Lé Pétit Prïnce — in Lorrain dialect.
The Lorrain dialect, a member of the Langues d’oïl family, is a Romance variety historically spoken across Lorraine, in northeastern France. Though overshadowed today by Standard French, Lorrain once flourished in the everyday speech of rural and working-class communities, particularly in the départements of Meurthe-et-Moselle, Meuse, Moselle, and Vosges. Rooted in Vulgar Latin, like other Gallo-Romance languages, it developed distinct features through centuries of contact with Germanic languages, especially Frankish, and later Standard German, given Lorraine’s complex history on the Franco-German frontier.

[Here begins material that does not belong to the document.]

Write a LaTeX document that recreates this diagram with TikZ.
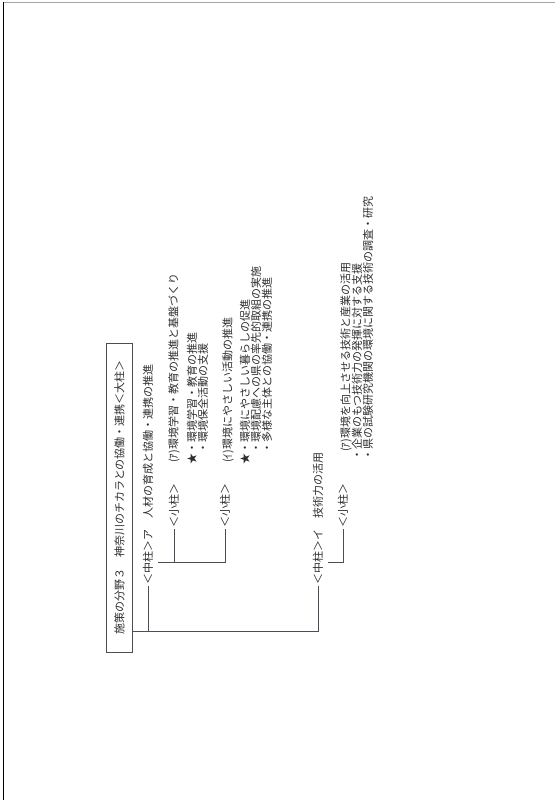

As such, the dialect is peppered with Germanic loanwords, guttural sounds, and phonetic shifts unseen in more southern dialects like Norman or Picard.
Culturally, Lorrain reflects the deep agricultural traditions and communal identity of the region. It was the language of village festivals, folk songs, oral storytelling, and market banter. Local proverbs—such as « Li jour n’est point feni qui n’a beu vin » (“The day isn’t over if one hasn’t drunk wine”)—capture the earthy wit and resilience of its speakers. Distinctive Lorrain literary traditions emerged, particularly in the 19th century, when regional pride prompted poets and dramatists to celebrate the dialect in print. The region’s dialects can differ markedly from one valley to the next, creating a mosaic of patois, some veering toward Walloon, others shading into Franc-Comtois or absorbing Alsatian influence.

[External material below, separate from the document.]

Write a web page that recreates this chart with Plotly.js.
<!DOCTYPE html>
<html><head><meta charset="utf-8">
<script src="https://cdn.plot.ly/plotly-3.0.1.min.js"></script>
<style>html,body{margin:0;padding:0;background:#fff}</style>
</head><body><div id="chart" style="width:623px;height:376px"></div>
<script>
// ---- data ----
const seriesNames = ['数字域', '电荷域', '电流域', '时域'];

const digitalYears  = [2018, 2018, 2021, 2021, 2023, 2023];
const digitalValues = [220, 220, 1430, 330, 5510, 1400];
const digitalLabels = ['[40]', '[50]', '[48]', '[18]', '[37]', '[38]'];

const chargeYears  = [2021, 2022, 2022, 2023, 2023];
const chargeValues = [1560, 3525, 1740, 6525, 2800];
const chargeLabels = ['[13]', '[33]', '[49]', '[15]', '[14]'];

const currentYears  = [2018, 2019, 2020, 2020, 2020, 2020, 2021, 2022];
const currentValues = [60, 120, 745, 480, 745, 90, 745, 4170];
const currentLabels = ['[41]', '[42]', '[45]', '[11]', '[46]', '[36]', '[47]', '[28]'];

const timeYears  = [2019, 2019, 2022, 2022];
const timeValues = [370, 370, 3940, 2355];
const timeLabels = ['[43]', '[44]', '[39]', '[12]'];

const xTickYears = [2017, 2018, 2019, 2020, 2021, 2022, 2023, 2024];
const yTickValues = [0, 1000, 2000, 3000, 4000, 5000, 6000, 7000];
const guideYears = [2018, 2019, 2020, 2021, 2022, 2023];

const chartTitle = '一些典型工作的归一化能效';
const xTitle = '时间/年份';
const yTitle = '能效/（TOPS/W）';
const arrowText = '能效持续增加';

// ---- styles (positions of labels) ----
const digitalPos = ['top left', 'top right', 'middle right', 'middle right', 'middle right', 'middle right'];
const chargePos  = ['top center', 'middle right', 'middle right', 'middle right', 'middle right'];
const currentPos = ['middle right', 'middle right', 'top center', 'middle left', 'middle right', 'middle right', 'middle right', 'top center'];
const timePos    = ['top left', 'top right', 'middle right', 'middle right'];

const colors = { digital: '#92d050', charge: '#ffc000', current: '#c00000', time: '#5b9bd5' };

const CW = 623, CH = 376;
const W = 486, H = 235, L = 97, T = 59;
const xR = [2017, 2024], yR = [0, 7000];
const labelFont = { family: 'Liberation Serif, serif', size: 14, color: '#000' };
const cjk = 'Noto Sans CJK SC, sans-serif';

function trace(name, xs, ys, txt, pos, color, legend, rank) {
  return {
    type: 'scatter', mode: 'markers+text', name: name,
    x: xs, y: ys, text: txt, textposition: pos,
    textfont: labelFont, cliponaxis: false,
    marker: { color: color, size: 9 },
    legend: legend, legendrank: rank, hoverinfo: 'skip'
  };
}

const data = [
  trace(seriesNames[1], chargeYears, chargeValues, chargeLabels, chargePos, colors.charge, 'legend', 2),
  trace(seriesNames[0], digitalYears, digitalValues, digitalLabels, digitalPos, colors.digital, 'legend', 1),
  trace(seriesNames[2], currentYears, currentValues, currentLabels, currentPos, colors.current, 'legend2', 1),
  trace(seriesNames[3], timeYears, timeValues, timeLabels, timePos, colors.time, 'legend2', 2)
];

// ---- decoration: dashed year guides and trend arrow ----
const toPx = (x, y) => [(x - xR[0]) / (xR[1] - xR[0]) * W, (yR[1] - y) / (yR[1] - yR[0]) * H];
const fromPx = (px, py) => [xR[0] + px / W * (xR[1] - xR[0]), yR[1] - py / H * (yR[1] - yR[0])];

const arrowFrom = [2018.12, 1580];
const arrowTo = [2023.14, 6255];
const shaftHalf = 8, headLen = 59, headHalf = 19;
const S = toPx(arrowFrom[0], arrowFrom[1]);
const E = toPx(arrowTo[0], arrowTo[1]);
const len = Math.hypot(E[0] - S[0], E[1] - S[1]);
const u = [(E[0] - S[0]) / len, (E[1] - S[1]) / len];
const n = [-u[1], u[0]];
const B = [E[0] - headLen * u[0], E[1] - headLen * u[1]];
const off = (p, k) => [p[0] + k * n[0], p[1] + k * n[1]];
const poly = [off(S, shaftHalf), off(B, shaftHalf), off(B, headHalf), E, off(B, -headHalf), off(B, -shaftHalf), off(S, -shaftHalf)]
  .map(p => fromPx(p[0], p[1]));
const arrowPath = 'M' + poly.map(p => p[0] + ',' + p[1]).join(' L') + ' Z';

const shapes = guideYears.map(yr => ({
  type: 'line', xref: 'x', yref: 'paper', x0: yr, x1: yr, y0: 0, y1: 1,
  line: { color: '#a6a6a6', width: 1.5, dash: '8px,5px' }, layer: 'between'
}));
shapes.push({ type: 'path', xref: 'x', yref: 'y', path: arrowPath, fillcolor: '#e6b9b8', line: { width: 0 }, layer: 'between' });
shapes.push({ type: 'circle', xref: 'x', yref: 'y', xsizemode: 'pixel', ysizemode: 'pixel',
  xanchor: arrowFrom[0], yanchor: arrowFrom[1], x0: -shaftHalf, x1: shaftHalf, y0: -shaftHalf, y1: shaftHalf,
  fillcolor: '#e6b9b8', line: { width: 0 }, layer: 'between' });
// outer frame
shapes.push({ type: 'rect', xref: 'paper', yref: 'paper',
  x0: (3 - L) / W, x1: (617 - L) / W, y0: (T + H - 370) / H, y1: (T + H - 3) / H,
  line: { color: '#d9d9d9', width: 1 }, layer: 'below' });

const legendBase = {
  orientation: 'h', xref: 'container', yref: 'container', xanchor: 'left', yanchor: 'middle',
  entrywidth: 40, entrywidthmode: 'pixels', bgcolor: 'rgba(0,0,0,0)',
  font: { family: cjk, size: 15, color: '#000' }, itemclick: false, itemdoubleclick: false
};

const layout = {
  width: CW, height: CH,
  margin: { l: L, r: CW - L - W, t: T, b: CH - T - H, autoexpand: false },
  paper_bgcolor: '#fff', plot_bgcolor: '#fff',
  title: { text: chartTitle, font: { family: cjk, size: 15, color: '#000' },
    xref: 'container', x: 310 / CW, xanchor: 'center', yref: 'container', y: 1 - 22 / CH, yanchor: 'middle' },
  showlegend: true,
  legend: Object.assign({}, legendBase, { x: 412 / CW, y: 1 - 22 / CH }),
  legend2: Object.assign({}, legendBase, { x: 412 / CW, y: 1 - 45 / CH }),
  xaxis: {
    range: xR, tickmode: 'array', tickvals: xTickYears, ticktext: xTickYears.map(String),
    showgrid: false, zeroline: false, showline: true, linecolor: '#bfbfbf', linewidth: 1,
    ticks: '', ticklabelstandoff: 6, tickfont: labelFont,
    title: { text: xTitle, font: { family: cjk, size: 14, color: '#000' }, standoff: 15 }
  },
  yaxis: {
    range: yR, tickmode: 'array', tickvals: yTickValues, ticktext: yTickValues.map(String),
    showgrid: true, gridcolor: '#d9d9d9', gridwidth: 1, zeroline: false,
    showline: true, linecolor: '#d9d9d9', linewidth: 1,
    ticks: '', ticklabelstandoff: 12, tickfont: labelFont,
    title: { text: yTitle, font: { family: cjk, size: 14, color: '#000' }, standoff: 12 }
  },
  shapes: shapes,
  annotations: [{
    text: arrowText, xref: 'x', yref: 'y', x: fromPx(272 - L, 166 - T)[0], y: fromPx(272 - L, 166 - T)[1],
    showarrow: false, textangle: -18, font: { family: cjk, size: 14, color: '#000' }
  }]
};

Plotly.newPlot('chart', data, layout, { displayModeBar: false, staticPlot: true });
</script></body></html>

Linguistically, Lorrain occupies an intermediate position between Oïl dialects like Champenois and Bourguignon, and the more Germanised dialects of Alsace and Moselle. Its grammar is relatively conservative, preserving older verb forms and declensions that have disappeared from Standard French. In some villages, dialect forms were mutually intelligible only to neighbouring communities, giving rise to rich linguistic micro-identities. While French language policy in the 20th century—especially through compulsory education and mass media—led to the decline of Lorrain in daily use, a cultural revival has taken shape in recent decades through regional theatre, festivals, local radio, and dialect literature.

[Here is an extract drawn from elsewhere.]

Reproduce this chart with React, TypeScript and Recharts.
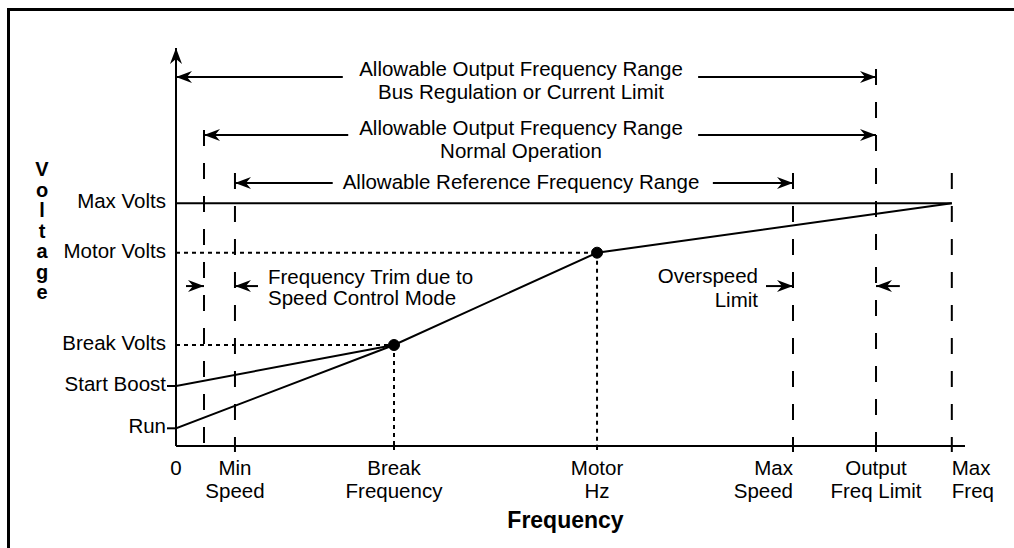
import React from "react";
import { LineChart, Line, XAxis, YAxis, ReferenceLine, ReferenceDot } from "recharts";

const FONT = '"Liberation Sans", Arial, Helvetica, sans-serif';

// frequency axis, in % of Max Freq
const freqTicks = [0, 7.6, 28.1, 54.27, 79.53, 90.23, 100];
const freqLabels = [["0"], ["Min", "Speed"], ["Break", "Frequency"], ["Motor", "Hz"], ["Max", "Speed"], ["Output", "Freq Limit"], ["Max", "Freq"]];
const trimFreq = 3.61;

// voltage axis, in % of Max Volts
const voltTicks = [7.29, 24.72, 41.62, 79.65, 100];
const voltLabels = ["Run", "Start Boost", "Break Volts", "Motor Volts", "Max Volts"];

// curves
const vhzCurve = [
  { f: 0, v: 7.29 },
  { f: 28.1, v: 41.62 },
  { f: 54.27, v: 79.65 },
  { f: 100, v: 100 },
];
const boostCurve = [
  { f: 0, v: 24.72 },
  { f: 28.1, v: 41.62 },
];
const maxVoltsLine = [
  { f: 0, v: 100 },
  { f: 100, v: 100 },
];

// range arrows at the top
const rangeLevels = [152.05, 128.2, 108.4];
const rangeEnds = [[0, 90.23], [3.61, 90.23], [7.6, 79.53]];
const rangeGaps = [[21.5, 67.3], [22.2, 67.3], [20.2, 69.2]];
const rangeTexts = [
  ["Allowable Output Frequency Range", "Bus Regulation or Current Limit"],
  ["Allowable Output Frequency Range", "Normal Operation"],
  ["Allowable Reference Frequency Range"],
];
const rangeTextX = 44.47;
const rangeTextY = [152.46, 128.2, 105.9];

// dashed guide lines
const guideFreqs = [3.61, 7.6, 79.53, 90.23, 100];
const guideTops = [130.2, 112.5, 112.5, 155.3, 112.5];

// small side arrows [tail, tip]
const sideLevel = 65.9;
const sideArrows = [[1.29, 3.61], [10.57, 7.6], [76.05, 79.53], [93.3, 90.23]];

const trimText = { f: 11.86, v: 66.76, lines: ["Frequency Trim due to", "Speed Control Mode"] };
const overText = { f: 75.02, v: 67.17, lines: ["Overspeed", "Limit"] };

const freqAnchor = ["middle", "middle", "middle", "middle", "end", "middle", "start"];
const freqMark = ["none", "solid", "dotted", "dotted", "solid", "solid", "solid"];

const Head = ({ x, y, dir }: any) => {
  const pts = `${x},${y} ${x - dir * 16},${y - 6} ${x - dir * 11},${y} ${x - dir * 16},${y + 6}`;
  return <polygon points={pts} fill="#000" />;
};

const arrowShape = (left: boolean, right: boolean) => (p: any) => (
  <g>
    <line x1={p.x1} y1={p.y1} x2={p.x2} y2={p.y2} stroke="#000" strokeWidth={2} />
    {left && <Head x={Math.min(p.x1, p.x2)} y={p.y1} dir={-1} />}
    {right && <Head x={Math.max(p.x1, p.x2)} y={p.y1} dir={1} />}
  </g>
);

const textShape = (lines: string[], anchor: string, pitch: number) => (p: any) => (
  <text x={p.cx} y={p.cy} textAnchor={anchor} fontFamily={FONT} fontSize={20.5} fill="#000">
    {lines.map((s, i) => (
      <tspan key={i} x={p.cx} dy={i === 0 ? 0 : pitch}>{s}</tspan>
    ))}
  </text>
);

const FreqTick = (props: any) => {
  const { x, y, index } = props;
  const lines = freqLabels[index] || [];
  const mark = freqMark[index];
  return (
    <g>
      {mark === "solid" && <line x1={x} x2={x} y1={y} y2={y + 6} stroke="#000" strokeWidth={2} />}
      {mark === "dotted" && <line x1={x} x2={x} y1={y} y2={y + 7} stroke="#000" strokeWidth={2} strokeDasharray="4 3" />}
      <text x={x} y={y + 29} textAnchor={freqAnchor[index]} fontFamily={FONT} fontSize={20.5} fill="#000">
        {lines.map((s, i) => (
          <tspan key={i} x={x} dy={i === 0 ? 0 : 23}>{s}</tspan>
        ))}
      </text>
    </g>
  );
};

const VoltTick = (props: any) => {
  const { x, y, index } = props;
  return (
    <g>
      {index <= 1 && <line x1={x - 9} x2={x} y1={y} y2={y} stroke="#000" strokeWidth={2} />}
      <text x={x - 10} y={y + 5} textAnchor="end" fontFamily={FONT} fontSize={20.5} fill="#000">
        {voltLabels[index]}
      </text>
    </g>
  );
};

const voltageLetters = ["V", "o", "l", "t", "a", "g", "e"];

const VoltageTitle = (p: any) => {
  const vb = p.viewBox || { x: 6, y: 37 };
  return (
    <text textAnchor="middle" fontFamily={FONT} fontWeight="bold" fontSize={20} fill="#000">
      {voltageLetters.map((c, i) => (
        <tspan key={i} x={vb.x + 26} y={vb.y + 128 + i * 20.5}>
          {c}
        </tspan>
      ))}
    </text>
  );
};

const FreqTitle = (p: any) => {
  const vb = p.viewBox || { x: 166, y: 435, width: 789, height: 100 };
  return (
    <text x={vb.x + vb.width / 2 - 5} y={vb.y + vb.height - 18} textAnchor="middle" fontFamily={FONT} fontWeight="bold" fontSize={23} fill="#000">
      Frequency
    </text>
  );
};

const App: React.FC = () => {
  return (
    <div style={{ position: "absolute", left: 7, top: 8, width: 1004, height: 537, borderTop: "3px solid #000", borderLeft: "3px solid #000", background: "#fff" }}>
      <LineChart width={1000} height={535} margin={{ top: 37, right: 45, bottom: 0, left: 6 }}>
        <XAxis
          type="number"
          dataKey="f"
          domain={[0, 101.7]}
          ticks={freqTicks}
          interval={0}
          allowDataOverflow
          height={100}
          tickSize={0}
          tickMargin={0}
          tickLine={false}
          axisLine={{ stroke: "#000", strokeWidth: 2 }}
          tick={<FreqTick />}
          label={{ content: (p: any) => <FreqTitle {...p} /> }}
        />
        <YAxis
          type="number"
          dataKey="v"
          domain={[0, 164]}
          ticks={voltTicks}
          interval={0}
          allowDataOverflow
          width={160}
          tickSize={0}
          tickMargin={0}
          tickLine={false}
          axisLine={{ stroke: "#000", strokeWidth: 2 }}
          tick={<VoltTick />}
          label={{ content: (p: any) => <VoltageTitle {...p} /> }}
        />

        {/* dashed limit guides */}
        {guideFreqs.map((f, i) => (
          <ReferenceLine
            key={"g" + i}
            segment={[{ x: f, y: guideTops[i] }, { x: f, y: 0 }]}
            stroke="#000"
            strokeWidth={2}
            strokeDasharray="16 17"
          />
        ))}

        {/* dotted break / motor guides */}
        <ReferenceLine segment={[{ x: 0, y: voltTicks[2] }, { x: freqTicks[2], y: voltTicks[2] }]} stroke="#000" strokeWidth={2} strokeDasharray="4 4" />
        <ReferenceLine segment={[{ x: freqTicks[2], y: voltTicks[2] }, { x: freqTicks[2], y: 0 }]} stroke="#000" strokeWidth={2} strokeDasharray="4 4" />
        <ReferenceLine segment={[{ x: 0, y: voltTicks[3] }, { x: freqTicks[3], y: voltTicks[3] }]} stroke="#000" strokeWidth={2} strokeDasharray="4 4" />
        <ReferenceLine segment={[{ x: freqTicks[3], y: voltTicks[3] }, { x: freqTicks[3], y: 0 }]} stroke="#000" strokeWidth={2} strokeDasharray="4 4" />

        <Line data={maxVoltsLine} dataKey="v" stroke="#000" strokeWidth={2} dot={false} activeDot={false} isAnimationActive={false} />
        <Line data={boostCurve} dataKey="v" stroke="#000" strokeWidth={2} dot={false} activeDot={false} isAnimationActive={false} />
        <Line data={vhzCurve} dataKey="v" stroke="#000" strokeWidth={2} dot={false} activeDot={false} isAnimationActive={false} />

        <ReferenceDot x={freqTicks[2]} y={voltTicks[2]} r={5.5} fill="#000" stroke="#000" />
        <ReferenceDot x={freqTicks[3]} y={voltTicks[3]} r={5.5} fill="#000" stroke="#000" />

        {/* y axis arrow head */}
        <ReferenceDot
          x={0}
          y={164}
          shape={(p: any) => (
            <polygon points={`${p.cx},${p.cy} ${p.cx - 6},${p.cy + 16} ${p.cx},${p.cy + 11} ${p.cx + 6},${p.cy + 16}`} fill="#000" />
          )}
        />

        {/* range arrows */}
        {rangeLevels.map((lv, i) => (
          <ReferenceLine
            key={"ra" + i}
            segment={[{ x: rangeEnds[i][0], y: lv }, { x: rangeGaps[i][0], y: lv }]}
            shape={arrowShape(true, false)}
          />
        ))}
        {rangeLevels.map((lv, i) => (
          <ReferenceLine
            key={"rb" + i}
            segment={[{ x: rangeGaps[i][1], y: lv }, { x: rangeEnds[i][1], y: lv }]}
            shape={arrowShape(false, true)}
          />
        ))}
        {rangeTexts.map((lines, i) => (
          <ReferenceDot key={"rt" + i} x={rangeTextX} y={rangeTextY[i]} shape={textShape(lines, "middle", 23)} />
        ))}

        {/* trim / overspeed arrows */}
        {sideArrows.map((a, i) => (
          <ReferenceLine
            key={"sa" + i}
            segment={[{ x: a[0], y: sideLevel }, { x: a[1], y: sideLevel }]}
            shape={arrowShape(a[1] < a[0], a[1] > a[0])}
          />
        ))}
        <ReferenceDot x={trimText.f} y={trimText.v} shape={textShape(trimText.lines, "start", 21.5)} />
        <ReferenceDot x={overText.f} y={overText.v} shape={textShape(overText.lines, "end", 24)} />
        <ReferenceDot x={trimFreq} y={0} r={0} fill="none" stroke="none" />
      </LineChart>
    </div>
  );
};

export default App;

Today, although endangered, the Lorrain dialect survives as a marker of local pride and linguistic heritage, often taught informally by elders and preserved in traditional expressions, humour, and oral memory. Its story mirrors that of many regional languages in France: marginalised in the name of national unity, yet cherished as a living link to place, ancestry, and belonging. In its rugged cadences and folkloric charm, Lorrain speaks not only of a region but of a resilient culture nestled in the hills, forests, and borderlands of eastern France.